Check Your Understanding

  1. What is a sampling distribution?

    1. A distribution of a population’s characteristics

    2. A distribution of a statistic (like a mean or proportion) calculated from all possible samples of a specific size

    3. A list of all individual data points in a population

    4. A random collection of data from a single sample

  2. According to the central limit theorem, what happens to the sampling distribution of the sample mean as the sample size increases?

    1. It becomes more skewed

    2. It approximates a normal distribution, regardless of the population distribution

    3. It moves closer to the smallest value in the sample

    4. It diverges from the population mean

  3. Which sampling technique ensures that every member of the population has an equal chance of being selected?

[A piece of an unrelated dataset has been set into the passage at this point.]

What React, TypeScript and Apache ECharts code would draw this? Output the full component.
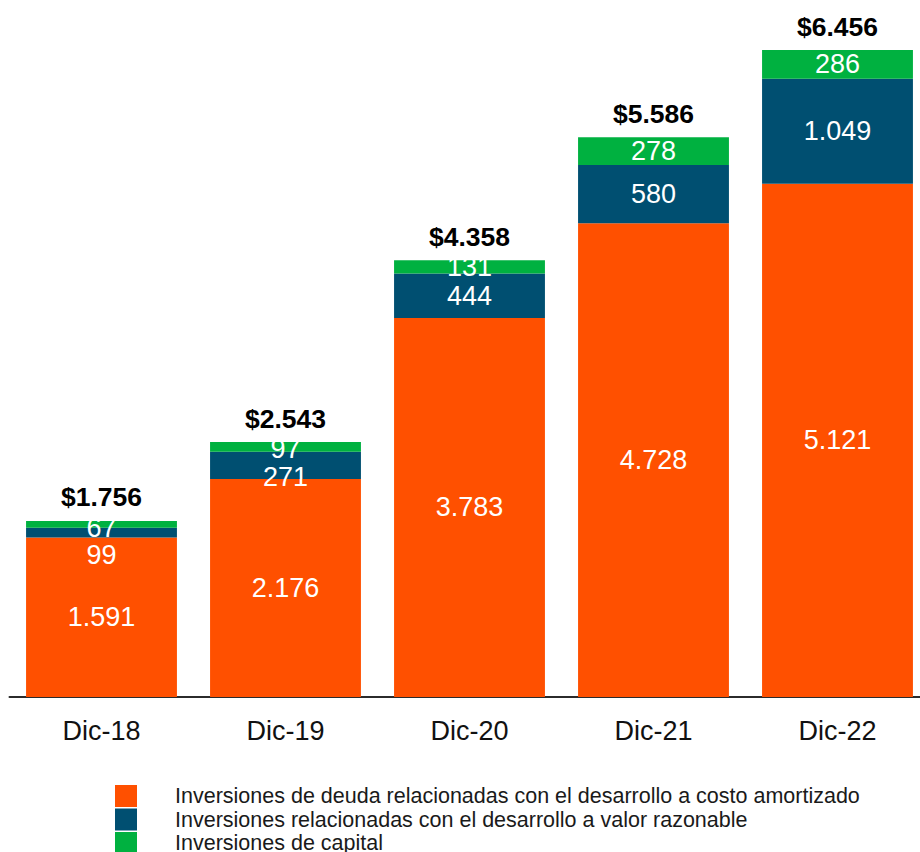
import React, { useEffect, useRef } from "react";
import * as echarts from "echarts";

const categories = ["Dic-18", "Dic-19", "Dic-20", "Dic-21", "Dic-22"];
const deudaCosto = [1591, 2176, 3783, 4728, 5121];
const valorRazonable = [99, 271, 444, 580, 1049];
const capital = [67, 97, 131, 278, 286];
const totals = [1756, 2543, 4358, 5586, 6456];
const seriesNames = [
  "Inversiones de deuda relacionadas con el desarrollo a costo amortizado",
  "Inversiones relacionadas con el desarrollo a valor razonable",
  "Inversiones de capital",
];

const FONT = "'Liberation Sans', Arial, sans-serif";

const fmt = (v: number) => v.toLocaleString("de-DE");

// label nudges (pixels) for small segments
const blueOffsets: Record<number, number[]> = { 0: [0, 22], 1: [0, 12] };
const greenOffsets: Record<number, number[]> = { 0: [0, 4], 1: [0, 2] };

export default function App() {
  const ref = useRef<HTMLDivElement>(null);
  useEffect(() => {
    if (!ref.current) return;
    const chart = echarts.init(ref.current, null, { renderer: "svg" });
    const innerLabel = {
      show: true,
      position: "inside",
      color: "#ffffff",
      fontSize: 27,
      fontFamily: FONT,
      formatter: (p: any) => fmt(p.value),
    };
    const mk = (vals: number[], offs: Record<number, number[]>) =>
      vals.map((v, i) =>
        offs[i] ? { value: v, label: { offset: offs[i] } } : { value: v }
      );
    chart.setOption({
      animation: false,
      grid: { left: 9.5, right: 10.5, top: 0, bottom: 155, containLabel: false },
      legend: {
        data: seriesNames,
        orient: "vertical",
        left: 115,
        top: 785,
        height: 120,
        padding: 0,
        itemWidth: 22,
        itemHeight: 22,
        itemGap: 1.5,
        icon: "rect",
        textStyle: {
          fontSize: 21.5,
          fontFamily: FONT,
          color: "#1a1a1a",
          padding: [0, 0, 0, 33],
        },
      },
      xAxis: {
        type: "category",
        data: categories,
        axisTick: { show: false },
        axisLine: { lineStyle: { color: "#2b2b2b", width: 2 } },
        axisLabel: { fontSize: 27, fontFamily: FONT, color: "#111", margin: 20 },
      },
      yAxis: {
        type: "value",
        min: 0,
        max: 6955,
        show: false,
        splitLine: { show: false },
      },
      series: [
        {
          name: seriesNames[0],
          type: "bar",
          stack: "total",
          barCategoryGap: "18%",
          itemStyle: { color: "#FF5000" },
          label: innerLabel,
          data: deudaCosto,
        },
        {
          name: seriesNames[1],
          type: "bar",
          stack: "total",
          itemStyle: { color: "#004F71" },
          label: innerLabel,
          data: mk(valorRazonable, blueOffsets),
        },
        {
          name: seriesNames[2],
          type: "bar",
          stack: "total",
          itemStyle: { color: "#00B140" },
          label: innerLabel,
          data: mk(capital, greenOffsets),
        },
        {
          name: "Total",
          type: "bar",
          stack: "total",
          itemStyle: { color: "transparent" },
          label: {
            show: true,
            position: "top",
            distance: 10,
            color: "#000",
            fontWeight: "bold",
            fontSize: 26.5,
            fontFamily: FONT,
            formatter: (p: any) => "$" + fmt(totals[p.dataIndex]),
          },
          data: totals.map(() => 0),
        },
      ],
    });
    return () => chart.dispose();
  }, []);
  return (
    <div
      style={{ position: "fixed", left: 0, top: 0, width: 920, height: 852, overflow: "hidden", background: "#fff" }}
    >
      <div ref={ref} style={{ width: 940, height: 852 }} />
    </div>
  );
}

    1. Convenience sampling

    2. Purposive sampling

    3. Random sampling

    4. Snowball sampling

  4. What is the standard error of the mean (SEM), and how is it calculated?

    1. It is the variability of individual data points and is equal to the population standard deviation.

    2. It is the standard deviation of the sampling distribution of sample means, calculated by dividing the sample standard deviation by the square root of the sample size.

    3. It measures the deviation of a single data point from the sample mean, using the formula SD/n. 

    4. It is a fixed value representing the population variance.

  5. What happens to the sampling distribution of the sample mean if the population distribution is normal?

    1. The sampling distribution will always be skewed, regardless of sample size.

    2. The sampling distribution will only be normal if the sample size is large.

    3. The sampling distribution will match the population distribution for any sample size.

    4. The sampling distribution will be normal, regardless of sample size.